The CLI Data Gem Project requires scraping an external web site and providing access to the data through a command line interface. For my project, I chose the Christian Science Monitor(CSM) news site - https://www.csmonitor.com/. This CLI gem presents a list of story titles. If a story is selected, a story summary is displayed with URL to full article. Yes - this is a little lame! Why use a CLI to get a URL and view story in browser? Why not just browse the right page? But anyway, we’ll go with the project as a learning experience.
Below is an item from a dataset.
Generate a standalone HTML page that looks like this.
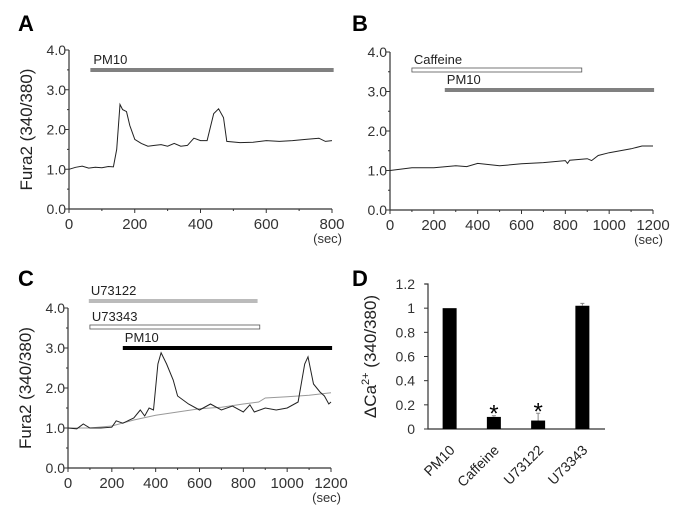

In the curriculum, there have been several scraping labs that use similar designs. In the Student Scraper lab, there are 3 classes - CLI, Student “data holder”, and Scraper. The interesting part is how the data gets populated. Using similar class interfaces for my project, the interactions look like this:
This approach seems reasonable and originally, I was just going to copy it. But then I thought it might be fun to play around. When checking design, it is always interesting to ask a few questions like are responsibilities encapsulated? Is there duplication of code? I also like to keep in mind that code often lives on much longer than planned. It gets enhanced or evolves into a different app. So I try to imagine potential enhancements or how the app code might be re-used in a related application.
For example with the News CLI, if CSM provided an API, the gem should use that interface (better than scraping). Or what if the gem is expanded to also get news stories from other sites? For these types of changes, will the class interfaces stand up? Is rewrite needed? I don’t want to actually code these dreamed up requirements - I just want to consider how they might look.
Here is what jumps out:
-
The CLI knows it is scraping and it knows it needs to scrape two different pages to get the information. This can be better encapsulated in the Scraper class.
-
To support multiple sites, it makes sense to have a “news source” base class with a generic “get me today’s stories” interface. Child classes can implement whatever is needed to get the information from their specific site.
After a few iterations, here is the new design. The CLI just tells the Story class to create stories using a source (CSMScraper). The Story class tells the Source to collect stories - each story collected includes all the attributes required by the gem.
Now to meet my dream requirements
- To use CSM Web API, the CLI just tells the Story class to use a different source (and of course a new class for the CSM Web API is written)
- Multiple news sources? This is where adding the “News Source” class hierarchy makes sense. The CLI can call the Story class multiple times with different specific sources. In this situation, it probably makes sense to add a Story attribute “source”.
There are many valid approaches to the same problem. I think this tweaked design may be more robust without adding any real overhead to the gem.